Well, that’s nice to hear. So you’re saying it all depends on the drivers and how much support MS and all the devs give to Vulkan. Both Apple and MS have now got their own APIs to develop for, that Vulkan seems like an afterthought – everyone is drooling over Metal and DX12. I’d much rather a decent cross-platform API, since I frequently switch operating systems to suit my workflows.
As for mobile device support, all the better – I can flight sim faster and smoother on the go. Here’s hoping Vulkan looks and performs well on all five platforms…
I don’t think MS is going to have a big influence on Vulkan. If I understand the architecture correctly (and I probably don’t – the information so far is very preliminary) it’s going to be an open source loader for a IHV (read: nv, AMD) DLL that talks to the device driver itself.

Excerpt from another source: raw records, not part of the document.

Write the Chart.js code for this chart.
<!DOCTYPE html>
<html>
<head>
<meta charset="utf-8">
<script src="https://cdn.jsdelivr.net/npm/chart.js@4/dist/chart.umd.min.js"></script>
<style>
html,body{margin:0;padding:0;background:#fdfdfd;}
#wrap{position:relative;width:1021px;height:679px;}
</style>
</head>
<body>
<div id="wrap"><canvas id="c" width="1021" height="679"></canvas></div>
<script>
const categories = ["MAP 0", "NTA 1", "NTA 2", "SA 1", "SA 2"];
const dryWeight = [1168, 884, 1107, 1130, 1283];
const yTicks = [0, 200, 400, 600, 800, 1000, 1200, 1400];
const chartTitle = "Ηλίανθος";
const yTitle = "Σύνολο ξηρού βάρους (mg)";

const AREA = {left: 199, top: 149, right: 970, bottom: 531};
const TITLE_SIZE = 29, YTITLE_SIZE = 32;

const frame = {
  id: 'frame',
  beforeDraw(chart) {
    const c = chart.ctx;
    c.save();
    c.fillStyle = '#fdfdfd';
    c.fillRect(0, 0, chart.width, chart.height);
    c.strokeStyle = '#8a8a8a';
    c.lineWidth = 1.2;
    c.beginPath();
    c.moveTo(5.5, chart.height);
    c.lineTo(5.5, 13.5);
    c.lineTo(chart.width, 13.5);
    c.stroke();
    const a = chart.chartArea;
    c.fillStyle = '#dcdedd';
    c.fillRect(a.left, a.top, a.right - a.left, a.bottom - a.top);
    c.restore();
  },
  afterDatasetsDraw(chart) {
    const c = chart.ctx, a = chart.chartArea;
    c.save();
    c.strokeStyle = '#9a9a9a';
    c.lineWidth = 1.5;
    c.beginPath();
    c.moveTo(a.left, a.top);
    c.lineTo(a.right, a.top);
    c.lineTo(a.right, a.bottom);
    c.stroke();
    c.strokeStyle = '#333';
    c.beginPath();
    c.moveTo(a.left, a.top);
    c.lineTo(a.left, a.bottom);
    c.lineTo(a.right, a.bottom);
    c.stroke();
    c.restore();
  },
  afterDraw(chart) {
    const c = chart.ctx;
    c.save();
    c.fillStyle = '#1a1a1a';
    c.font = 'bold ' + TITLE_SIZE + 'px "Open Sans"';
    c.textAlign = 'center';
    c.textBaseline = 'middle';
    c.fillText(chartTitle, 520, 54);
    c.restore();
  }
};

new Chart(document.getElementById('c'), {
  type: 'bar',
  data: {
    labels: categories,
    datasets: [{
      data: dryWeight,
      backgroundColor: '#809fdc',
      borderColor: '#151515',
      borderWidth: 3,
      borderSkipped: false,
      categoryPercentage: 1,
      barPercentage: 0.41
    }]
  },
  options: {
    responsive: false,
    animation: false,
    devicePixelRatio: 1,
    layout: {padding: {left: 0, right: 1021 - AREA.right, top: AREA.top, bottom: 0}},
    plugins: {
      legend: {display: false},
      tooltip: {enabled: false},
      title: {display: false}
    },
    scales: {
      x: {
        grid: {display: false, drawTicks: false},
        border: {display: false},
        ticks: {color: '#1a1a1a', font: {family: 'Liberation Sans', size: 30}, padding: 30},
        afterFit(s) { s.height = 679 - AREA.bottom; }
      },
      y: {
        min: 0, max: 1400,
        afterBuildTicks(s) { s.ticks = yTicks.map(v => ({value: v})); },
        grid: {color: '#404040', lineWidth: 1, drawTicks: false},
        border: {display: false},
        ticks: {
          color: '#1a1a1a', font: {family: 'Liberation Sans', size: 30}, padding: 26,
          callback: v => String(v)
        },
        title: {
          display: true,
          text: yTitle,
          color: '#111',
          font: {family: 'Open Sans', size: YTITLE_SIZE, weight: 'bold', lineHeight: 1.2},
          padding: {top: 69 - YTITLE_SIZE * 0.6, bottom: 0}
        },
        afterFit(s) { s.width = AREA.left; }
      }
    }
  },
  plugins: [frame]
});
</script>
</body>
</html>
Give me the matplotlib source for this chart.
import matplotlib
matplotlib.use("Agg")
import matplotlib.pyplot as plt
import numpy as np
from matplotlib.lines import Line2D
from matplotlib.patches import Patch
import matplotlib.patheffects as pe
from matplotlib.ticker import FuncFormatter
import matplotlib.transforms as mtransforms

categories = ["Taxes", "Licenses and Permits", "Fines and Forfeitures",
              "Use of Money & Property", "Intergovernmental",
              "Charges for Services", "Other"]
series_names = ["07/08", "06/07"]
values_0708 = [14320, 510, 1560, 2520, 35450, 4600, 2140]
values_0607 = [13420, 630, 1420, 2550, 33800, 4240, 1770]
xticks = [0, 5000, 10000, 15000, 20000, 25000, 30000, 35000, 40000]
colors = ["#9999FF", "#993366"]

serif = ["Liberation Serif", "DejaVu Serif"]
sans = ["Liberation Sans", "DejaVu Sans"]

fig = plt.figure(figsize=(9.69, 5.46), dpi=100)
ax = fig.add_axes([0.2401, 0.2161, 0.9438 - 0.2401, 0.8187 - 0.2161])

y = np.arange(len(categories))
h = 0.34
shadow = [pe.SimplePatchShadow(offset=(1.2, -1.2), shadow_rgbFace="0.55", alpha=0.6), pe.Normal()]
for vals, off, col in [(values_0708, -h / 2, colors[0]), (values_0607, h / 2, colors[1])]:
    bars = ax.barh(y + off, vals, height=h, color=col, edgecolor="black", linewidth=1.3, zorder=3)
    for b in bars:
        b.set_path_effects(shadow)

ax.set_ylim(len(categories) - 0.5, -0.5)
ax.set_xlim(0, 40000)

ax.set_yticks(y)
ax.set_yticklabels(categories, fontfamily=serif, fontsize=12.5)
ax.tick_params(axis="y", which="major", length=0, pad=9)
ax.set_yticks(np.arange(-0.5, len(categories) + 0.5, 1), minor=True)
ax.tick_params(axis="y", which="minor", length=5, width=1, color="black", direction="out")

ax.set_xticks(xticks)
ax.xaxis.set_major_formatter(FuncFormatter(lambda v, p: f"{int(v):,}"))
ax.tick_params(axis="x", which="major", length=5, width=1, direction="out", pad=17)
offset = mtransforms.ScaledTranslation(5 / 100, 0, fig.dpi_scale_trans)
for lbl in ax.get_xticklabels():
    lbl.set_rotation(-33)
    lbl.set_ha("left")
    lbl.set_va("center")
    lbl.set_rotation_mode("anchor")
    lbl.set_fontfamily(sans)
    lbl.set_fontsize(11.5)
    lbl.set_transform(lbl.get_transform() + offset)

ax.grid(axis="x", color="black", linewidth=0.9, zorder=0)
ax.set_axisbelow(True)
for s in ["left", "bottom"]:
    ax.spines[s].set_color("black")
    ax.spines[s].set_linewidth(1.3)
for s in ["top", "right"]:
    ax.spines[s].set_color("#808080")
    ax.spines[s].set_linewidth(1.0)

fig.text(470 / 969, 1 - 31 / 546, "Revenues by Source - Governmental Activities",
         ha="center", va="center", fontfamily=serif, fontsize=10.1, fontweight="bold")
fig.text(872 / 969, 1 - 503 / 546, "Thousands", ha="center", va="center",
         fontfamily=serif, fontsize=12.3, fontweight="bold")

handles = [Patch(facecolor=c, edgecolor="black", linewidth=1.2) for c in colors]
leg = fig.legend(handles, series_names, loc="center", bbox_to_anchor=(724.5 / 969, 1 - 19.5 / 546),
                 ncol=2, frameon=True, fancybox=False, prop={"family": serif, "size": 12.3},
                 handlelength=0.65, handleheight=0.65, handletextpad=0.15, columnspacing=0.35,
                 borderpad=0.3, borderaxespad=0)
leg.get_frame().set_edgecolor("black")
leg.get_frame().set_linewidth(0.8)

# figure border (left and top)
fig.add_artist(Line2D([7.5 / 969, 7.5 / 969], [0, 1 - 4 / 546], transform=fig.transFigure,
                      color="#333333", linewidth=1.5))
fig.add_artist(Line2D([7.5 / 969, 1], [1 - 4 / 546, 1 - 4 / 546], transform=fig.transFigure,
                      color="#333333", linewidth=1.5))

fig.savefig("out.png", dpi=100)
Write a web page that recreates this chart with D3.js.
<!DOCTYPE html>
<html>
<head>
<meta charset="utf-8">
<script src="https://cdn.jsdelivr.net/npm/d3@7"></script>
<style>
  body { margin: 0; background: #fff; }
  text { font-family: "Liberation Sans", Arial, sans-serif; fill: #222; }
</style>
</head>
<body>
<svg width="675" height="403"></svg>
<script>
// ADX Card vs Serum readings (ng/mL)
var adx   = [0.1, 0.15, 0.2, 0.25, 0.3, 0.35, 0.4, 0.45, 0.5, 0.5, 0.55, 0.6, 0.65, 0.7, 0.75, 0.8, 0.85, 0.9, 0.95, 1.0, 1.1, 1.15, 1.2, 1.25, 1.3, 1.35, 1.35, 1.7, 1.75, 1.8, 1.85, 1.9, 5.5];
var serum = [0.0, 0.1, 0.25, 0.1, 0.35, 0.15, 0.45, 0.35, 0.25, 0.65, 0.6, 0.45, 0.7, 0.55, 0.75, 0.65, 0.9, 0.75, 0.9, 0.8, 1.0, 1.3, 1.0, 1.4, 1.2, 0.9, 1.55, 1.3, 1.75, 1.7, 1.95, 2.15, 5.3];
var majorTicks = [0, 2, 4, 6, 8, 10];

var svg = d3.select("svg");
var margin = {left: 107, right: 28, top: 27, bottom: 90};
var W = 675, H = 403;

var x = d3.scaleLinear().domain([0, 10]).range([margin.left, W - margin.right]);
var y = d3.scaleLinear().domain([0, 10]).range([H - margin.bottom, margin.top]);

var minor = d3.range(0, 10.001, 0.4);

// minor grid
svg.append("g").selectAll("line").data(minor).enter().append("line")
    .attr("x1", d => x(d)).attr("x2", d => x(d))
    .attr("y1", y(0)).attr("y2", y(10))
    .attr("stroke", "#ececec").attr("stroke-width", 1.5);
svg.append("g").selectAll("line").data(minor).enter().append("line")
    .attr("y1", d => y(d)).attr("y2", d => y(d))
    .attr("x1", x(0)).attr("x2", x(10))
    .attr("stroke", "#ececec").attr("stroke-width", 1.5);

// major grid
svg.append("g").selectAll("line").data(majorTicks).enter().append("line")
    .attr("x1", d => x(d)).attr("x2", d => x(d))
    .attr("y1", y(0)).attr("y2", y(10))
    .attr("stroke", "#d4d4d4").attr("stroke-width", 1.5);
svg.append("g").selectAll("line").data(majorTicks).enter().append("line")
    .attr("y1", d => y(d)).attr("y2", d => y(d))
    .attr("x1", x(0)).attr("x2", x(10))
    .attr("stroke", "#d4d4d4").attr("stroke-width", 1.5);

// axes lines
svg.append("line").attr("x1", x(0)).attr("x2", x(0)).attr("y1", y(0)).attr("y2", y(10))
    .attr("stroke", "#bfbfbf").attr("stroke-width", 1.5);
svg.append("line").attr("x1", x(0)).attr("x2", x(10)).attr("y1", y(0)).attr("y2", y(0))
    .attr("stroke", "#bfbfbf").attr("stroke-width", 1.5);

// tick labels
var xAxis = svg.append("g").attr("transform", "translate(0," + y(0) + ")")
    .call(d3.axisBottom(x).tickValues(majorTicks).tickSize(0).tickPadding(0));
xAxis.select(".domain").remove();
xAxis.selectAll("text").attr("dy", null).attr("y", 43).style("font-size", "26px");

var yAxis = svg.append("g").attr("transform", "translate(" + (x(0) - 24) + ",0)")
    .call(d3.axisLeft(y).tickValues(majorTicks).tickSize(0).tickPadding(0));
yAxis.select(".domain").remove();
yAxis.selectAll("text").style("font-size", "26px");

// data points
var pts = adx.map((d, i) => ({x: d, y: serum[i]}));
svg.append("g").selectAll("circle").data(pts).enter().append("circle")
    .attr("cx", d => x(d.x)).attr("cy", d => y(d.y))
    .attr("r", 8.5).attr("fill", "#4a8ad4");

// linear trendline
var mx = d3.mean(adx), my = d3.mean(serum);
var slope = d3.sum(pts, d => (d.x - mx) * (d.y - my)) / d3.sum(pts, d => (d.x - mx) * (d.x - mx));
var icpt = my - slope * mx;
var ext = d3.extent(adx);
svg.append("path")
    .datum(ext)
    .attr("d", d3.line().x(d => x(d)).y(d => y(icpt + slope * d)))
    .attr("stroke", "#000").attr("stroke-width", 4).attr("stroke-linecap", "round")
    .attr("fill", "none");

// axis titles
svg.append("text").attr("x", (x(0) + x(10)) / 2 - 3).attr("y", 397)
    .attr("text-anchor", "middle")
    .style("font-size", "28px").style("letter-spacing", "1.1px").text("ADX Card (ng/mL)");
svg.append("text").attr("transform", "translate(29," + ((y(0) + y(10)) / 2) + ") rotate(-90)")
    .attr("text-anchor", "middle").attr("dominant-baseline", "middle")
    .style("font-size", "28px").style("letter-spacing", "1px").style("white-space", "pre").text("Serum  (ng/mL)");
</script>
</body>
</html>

So what really matters is IHV buy-in. And for what it’s worth, the IHVs need to do this, because in the mobile Android space, there is no next-gen high performance low overhead API. There’s no Google-proprietary thing, and GL doesn’t scale up because it always is anchored by its threading model. So at the SigGraph announcement, to me the interesting thing was that Imagination, ARM and Qualcomm, AMD, Intel and Nvidia were all involved. That’s enough vendors to have “effectively total” coverage on both Windows, Linux and Android – that is, everywhere you can’t get Metal.
Metal? If you intend to leave OpenGL, I would propose Vulkan, as it’s crossplatform.-
I do agree
Hello Ben,
Since 10.40 will be a major update is possible to update de magvar data too?
Instead of Apple’s Metal I’d rather take a look at Vulkan, it’s a real cross-platform API
Even FSX Steam Edition Prepar3D v2.5 and below the level of X-Plane 10.35 and especially the upcoming X-Plane 10.40.
This from Blizzard: “We will support Metal and OpenGL 3.3/4.1 in a future patch after 10.11 ships.
I don’t know which patch yet so that’s all I can say but I would rather it be sooner than later.”